◆ **Task objective**
Take the lines from the top down to and including the one with "var mono = 'DejaVu Sans, sans-serif'" and repeat them exactly. Omit images.

◆ **Provided data**
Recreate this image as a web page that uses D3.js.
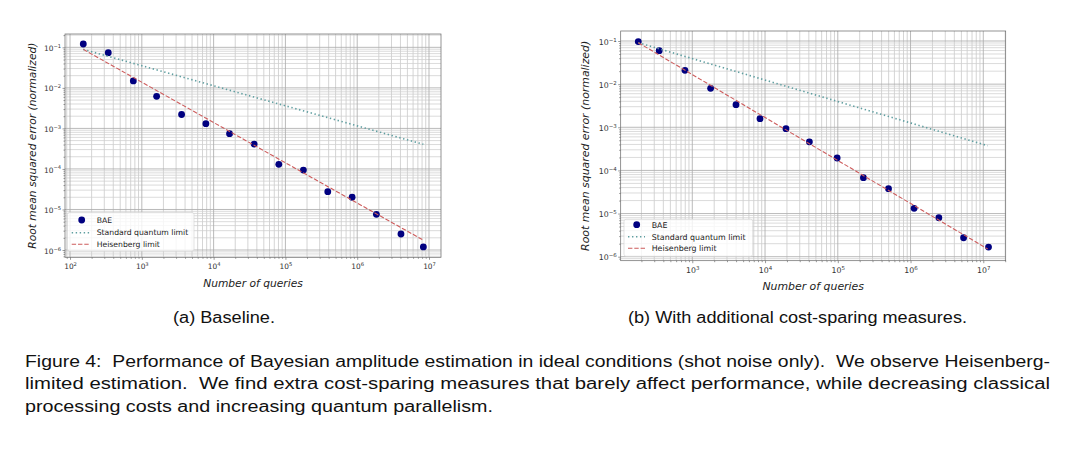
<!DOCTYPE html>
<html>
<head>
<meta charset="utf-8">
<script src="https://cdn.jsdelivr.net/npm/d3@7"></script>
<style>
  body { margin: 0; background: #fff; }
  svg { display: block; }
</style>
</head>
<body>
<svg id="fig" width="1080" height="461"></svg>
<script>
// values
var baselineQueries = [153, 341, 761, 1607, 3580, 7800, 16660, 36700, 80900, 178000, 389000, 849000, 1.85e6, 4.07e6, 8.34e6]
var baselineRmse = [0.121, 0.074, 0.0148, 0.0062, 0.0022, 0.00131, 0.00074, 0.00041, 0.00013, 9.4e-5, 2.75e-5, 2.0e-5, 7.6e-6, 2.48e-6, 1.19e-6]
var baselineSqlQueries = [153, 8.34e6]
var baselineSqlRmse = [0.089, 4.05e-4]
var baselineHeisQueries = [153, 8.1e6]
var baselineHeisRmse = [0.089, 1.8e-6]

var sparingQueries = [181, 351, 793, 1786, 3990, 8530, 19400, 40700, 98000, 225000, 498000, 1.12e6, 2.45e6, 5.36e6, 1.18e7]
var sparingRmse = [0.097, 0.0597, 0.0209, 0.0080, 0.00334, 0.00158, 0.00093, 0.00046, 0.000194, 6.8e-5, 3.77e-5, 1.32e-5, 8.0e-6, 2.75e-6, 1.67e-6]
var sparingSqlQueries = [181, 1.15e7]
var sparingSqlRmse = [0.0915, 3.74e-4]
var sparingHeisQueries = [181, 1.15e7]
var sparingHeisRmse = [0.0915, 1.51e-6]

var legendLabels = ['BAE', 'Standard quantum limit', 'Heisenberg limit']
var xTitle = 'Number of queries'
var yTitle = 'Root mean squared error (normalized)'
var subCaptions = ['(a) Baseline.', '(b) With additional cost-sparing measures.']
var captionLines = [
  'Figure 4:  Performance of Bayesian amplitude estimation in ideal conditions (shot noise only).  We observe Heisenberg-',
  'limited estimation.  We find extra cost-sparing measures that barely affect performance, while decreasing classical',
  'processing costs and increasing quantum parallelism.'
]

var navy = '#000080', sqlColor = '#5f9ea0', heisColor = '#cd5c5c'
var mono = 'DejaVu Sans, sans-serif'

var panels = [
  { queries: baselineQueries, rmse: baselineRmse,
    sql: [baselineSqlQueries, baselineSqlRmse], heis: [baselineHeisQueries, baselineHeisRmse],
    left: 65, right: 441, top: 34, bottom: 257.3,
    xDomain: [Math.pow(10, 1.930), Math.pow(10, 7.167)], yDomain: [Math.pow(10, -6.18), Math.pow(10, -0.671)],
    tickFont: 7.4, xTickY: 11.5, xTitleY: 286.5, yTitleX: 36, titleFont: 10.7,
    legend: { x: 67.5, y: 212.5, w: 126.5, h: 38.5, markX: 81.7, lineX0: 71.7, lineX1: 90, textX: 96.7, rows: [220, 232.7, 244.3], font: 7.7 } },
  { queries: sparingQueries, rmse: sparingRmse,
    sql: [sparingSqlQueries, sparingSqlRmse], heis: [sparingHeisQueries, sparingHeisRmse],
    left: 620.7, right: 1005.7, top: 31, bottom: 260.7,
    xDomain: [Math.pow(10, 2.016), Math.pow(10, 7.308)], yDomain: [Math.pow(10, -6.093), Math.pow(10, -0.768)],
    tickFont: 7.8, xTickY: 12.5, xTitleY: 289.5, yTitleX: 588.5, titleFont: 10.9,
    legend: { x: 624, y: 219.3, w: 128.7, h: 37, markX: 636.7, lineX0: 628, lineX1: 645, textX: 651.7, rows: [224.7, 236.7, 248.3], font: 7.9 } }
]

var svg = d3.select('#fig')
svg.append('rect').attr('width', 1080).attr('height', 461).attr('fill', '#fff')

var isMajor = (d) => Math.abs(Math.log10(d) - Math.round(Math.log10(d))) < 1e-6

var powerLabel = (text, d, size) => {
  var e = Math.round(Math.log10(d))
  text.text(null)
  text.append('tspan').text('10')
  text.append('tspan')
    .attr('font-size', size * 0.7)
    .attr('dy', -size * 0.42)
    .text(e < 0 ? '\u2212' + (-e) : String(e))
}

function drawPanel (p, idx) {
  var x = d3.scaleLog().domain(p.xDomain).range([p.left, p.right])
  var y = d3.scaleLog().domain(p.yDomain).range([p.bottom, p.top])
  var xAll = x.ticks(), yAll = y.ticks()
  var xMajor = xAll.filter(isMajor), xMinor = xAll.filter((d) => !isMajor(d))
  var yMajor = yAll.filter(isMajor), yMinor = yAll.filter((d) => !isMajor(d))

  var g = svg.append('g').attr('class', 'panel' + idx)
  var clipId = 'clip' + idx
  g.append('clipPath').attr('id', clipId)
    .append('rect').attr('x', p.left).attr('y', p.top)
    .attr('width', p.right - p.left).attr('height', p.bottom - p.top)

  // grid, minor first then major
  var grid = g.append('g').attr('clip-path', 'url(#' + clipId + ')')
  grid.selectAll('.vminor').data(xMinor).enter().append('line')
    .attr('x1', x).attr('x2', x).attr('y1', p.top).attr('y2', p.bottom)
    .attr('stroke', '#c6c6c6').attr('stroke-width', 0.75)
  grid.selectAll('.hminor').data(yMinor).enter().append('line')
    .attr('y1', y).attr('y2', y).attr('x1', p.left).attr('x2', p.right)
    .attr('stroke', '#cfcfcf').attr('stroke-width', 0.75)
  grid.selectAll('.vmajor').data(xMajor).enter().append('line')
    .attr('x1', x).attr('x2', x).attr('y1', p.top).attr('y2', p.bottom)
    .attr('stroke', '#adadad').attr('stroke-width', 0.85)
  grid.selectAll('.hmajor').data(yMajor).enter().append('line')
    .attr('y1', y).attr('y2', y).attr('x1', p.left).attr('x2', p.right)
    .attr('stroke', '#adadad').attr('stroke-width', 0.85)

  // axes
  var xAxis = g.append('g').attr('transform', 'translate(0,' + p.bottom + ')')
    .call(d3.axisBottom(x).tickValues(xMajor).tickSize(2.5).tickFormat(() => ''))
  xAxis.append('g')
    .call(d3.axisBottom(x).tickValues(xMinor).tickSize(1.5).tickFormat(() => ''))
  var yAxis = g.append('g').attr('transform', 'translate(' + p.left + ',0)')
    .call(d3.axisLeft(y).tickValues(yMajor).tickSize(2.5).tickFormat(() => ''))
  yAxis.append('g')
    .call(d3.axisLeft(y).tickValues(yMinor).tickSize(1.5).tickFormat(() => ''))
  g.selectAll('.domain').remove()
  g.selectAll('.tick line').attr('stroke', '#555').attr('stroke-width', 0.6)

  xAxis.selectAll(':scope > .tick text')
    .attr('y', p.xTickY).attr('dy', 0)
    .attr('font-family', mono).attr('font-size', p.tickFont).attr('fill', '#333')
    .each(function (d) { powerLabel(d3.select(this), d, p.tickFont) })
  yAxis.selectAll(':scope > .tick text')
    .attr('x', -4).attr('dy', p.tickFont * 0.42)
    .attr('font-family', mono).attr('font-size', p.tickFont).attr('fill', '#333')
    .each(function (d) { powerLabel(d3.select(this), d, p.tickFont) })

  // frame
  g.append('rect').attr('x', p.left).attr('y', p.top)
    .attr('width', p.right - p.left).attr('height', p.bottom - p.top)
    .attr('fill', 'none').attr('stroke', '#666').attr('stroke-width', 0.7)

  // scatter, then the two limit lines on top
  var plot = g.append('g').attr('clip-path', 'url(#' + clipId + ')')
  plot.selectAll('circle').data(p.queries).enter().append('circle')
    .attr('cx', (d) => x(d)).attr('cy', (d, i) => y(p.rmse[i]))
    .attr('r', 3.4).attr('fill', navy)

  var line = d3.line().x((d) => x(d[0])).y((d) => y(d[1]))
  var pairs = (s) => s[0].map((q, i) => [q, s[1][i]])
  plot.append('path').datum(pairs(p.sql)).attr('d', line)
    .attr('fill', 'none').attr('stroke', sqlColor).attr('stroke-width', 1.6)
    .attr('stroke-dasharray', '1.4,2.6')
  plot.append('path').datum(pairs(p.heis)).attr('d', line)
    .attr('fill', 'none').attr('stroke', heisColor).attr('stroke-width', 1.1)
    .attr('stroke-dasharray', '4.4,1.9')

  // axis titles
  g.append('text').attr('x', (p.left + p.right) / 2).attr('y', p.xTitleY)
    .attr('text-anchor', 'middle').attr('font-family', mono).attr('font-style', 'italic')
    .attr('font-size', p.titleFont).attr('fill', '#222').text(xTitle)
  g.append('text')
    .attr('transform', 'translate(' + p.yTitleX + ',' + (p.top + p.bottom) / 2 + ') rotate(-90)')
    .attr('text-anchor', 'middle').attr('font-family', mono).attr('font-style', 'italic')
    .attr('font-size', p.titleFont).attr('fill', '#222').text(yTitle)

  // legend
  var L = p.legend
  var leg = g.append('g')
  leg.append('rect').attr('x', L.x).attr('y', L.y).attr('width', L.w).attr('height', L.h)
    .attr('rx', 2).attr('fill', '#fff').attr('fill-opacity', 0.8)
    .attr('stroke', '#d6d6d6').attr('stroke-width', 0.7)
  leg.append('circle').attr('cx', L.markX).attr('cy', L.rows[0]).attr('r', 3.4).attr('fill', navy)
  leg.append('line').attr('x1', L.lineX0).attr('x2', L.lineX1).attr('y1', L.rows[1]).attr('y2', L.rows[1])
    .attr('stroke', sqlColor).attr('stroke-width', 1.6).attr('stroke-dasharray', '1.4,2.6')
  leg.append('line').attr('x1', L.lineX0).attr('x2', L.lineX1).attr('y1', L.rows[2]).attr('y2', L.rows[2])
    .attr('stroke', heisColor).attr('stroke-width', 1.1).attr('stroke-dasharray', '4.4,1.9')
  leg.selectAll('text').data(legendLabels).enter().append('text')
    .attr('x', L.textX).attr('y', (d, i) => L.rows[i]).attr('dy', L.font * 0.36)
    .attr('font-family', mono).attr('font-size', L.font).attr('fill', '#222')
    .text((d) => d)
}

panels.forEach(drawPanel)

// sub-captions and figure caption
var serif = 'Liberation Sans, Arial, sans-serif'
var subX = [173, 628], subW = [102, 339]
svg.selectAll('.sub').data(subCaptions).enter().append('text')
  .attr('x', (d, i) => subX[i]).attr('y', 323)
  .attr('textLength', (d, i) => subW[i]).attr('lengthAdjust', 'spacingAndGlyphs')
  .attr('font-family', serif).attr('font-size', 17.3).attr('fill', '#111')
  .text((d) => d)

var capY = [366.5, 389, 411.5], capW = [1025, 1025, 468]
svg.selectAll('.cap').data(captionLines).enter().append('text')
  .attr('x', 25).attr('y', (d, i) => capY[i])
  .attr('textLength', (d, i) => capW[i]).attr('lengthAdjust', 'spacingAndGlyphs')
  .attr('font-family', serif).attr('font-size', 17.3).attr('fill', '#111')
  .attr('xml:space', 'preserve')
  .text((d) => d)
</script>
</body>
</html>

◆ **Answer to the exercise**
Recreate this image as a web page that uses D3.js.
<!DOCTYPE html>
<html>
<head>
<meta charset="utf-8">
<script src="https://cdn.jsdelivr.net/npm/d3@7"></script>
<style>
  body { margin: 0; background: #fff; }
  svg { display: block; }
</style>
</head>
<body>
<svg id="fig" width="1080" height="461"></svg>
<script>
// values
var baselineQueries = [153, 341, 761, 1607, 3580, 7800, 16660, 36700, 80900, 178000, 389000, 849000, 1.85e6, 4.07e6, 8.34e6]
var baselineRmse = [0.121, 0.074, 0.0148, 0.0062, 0.0022, 0.00131, 0.00074, 0.00041, 0.00013, 9.4e-5, 2.75e-5, 2.0e-5, 7.6e-6, 2.48e-6, 1.19e-6]
var baselineSqlQueries = [153, 8.34e6]
var baselineSqlRmse = [0.089, 4.05e-4]
var baselineHeisQueries = [153, 8.1e6]
var baselineHeisRmse = [0.089, 1.8e-6]

var sparingQueries = [181, 351, 793, 1786, 3990, 8530, 19400, 40700, 98000, 225000, 498000, 1.12e6, 2.45e6, 5.36e6, 1.18e7]
var sparingRmse = [0.097, 0.0597, 0.0209, 0.0080, 0.00334, 0.00158, 0.00093, 0.00046, 0.000194, 6.8e-5, 3.77e-5, 1.32e-5, 8.0e-6, 2.75e-6, 1.67e-6]
var sparingSqlQueries = [181, 1.15e7]
var sparingSqlRmse = [0.0915, 3.74e-4]
var sparingHeisQueries = [181, 1.15e7]
var sparingHeisRmse = [0.0915, 1.51e-6]

var legendLabels = ['BAE', 'Standard quantum limit', 'Heisenberg limit']
var xTitle = 'Number of queries'
var yTitle = 'Root mean squared error (normalized)'
var subCaptions = ['(a) Baseline.', '(b) With additional cost-sparing measures.']
var captionLines = [
  'Figure 4:  Performance of Bayesian amplitude estimation in ideal conditions (shot noise only).  We observe Heisenberg-',
  'limited estimation.  We find extra cost-sparing measures that barely affect performance, while decreasing classical',
  'processing costs and increasing quantum parallelism.'
]

var navy = '#000080', sqlColor = '#5f9ea0', heisColor = '#cd5c5c'
var mono = 'DejaVu Sans, sans-serif'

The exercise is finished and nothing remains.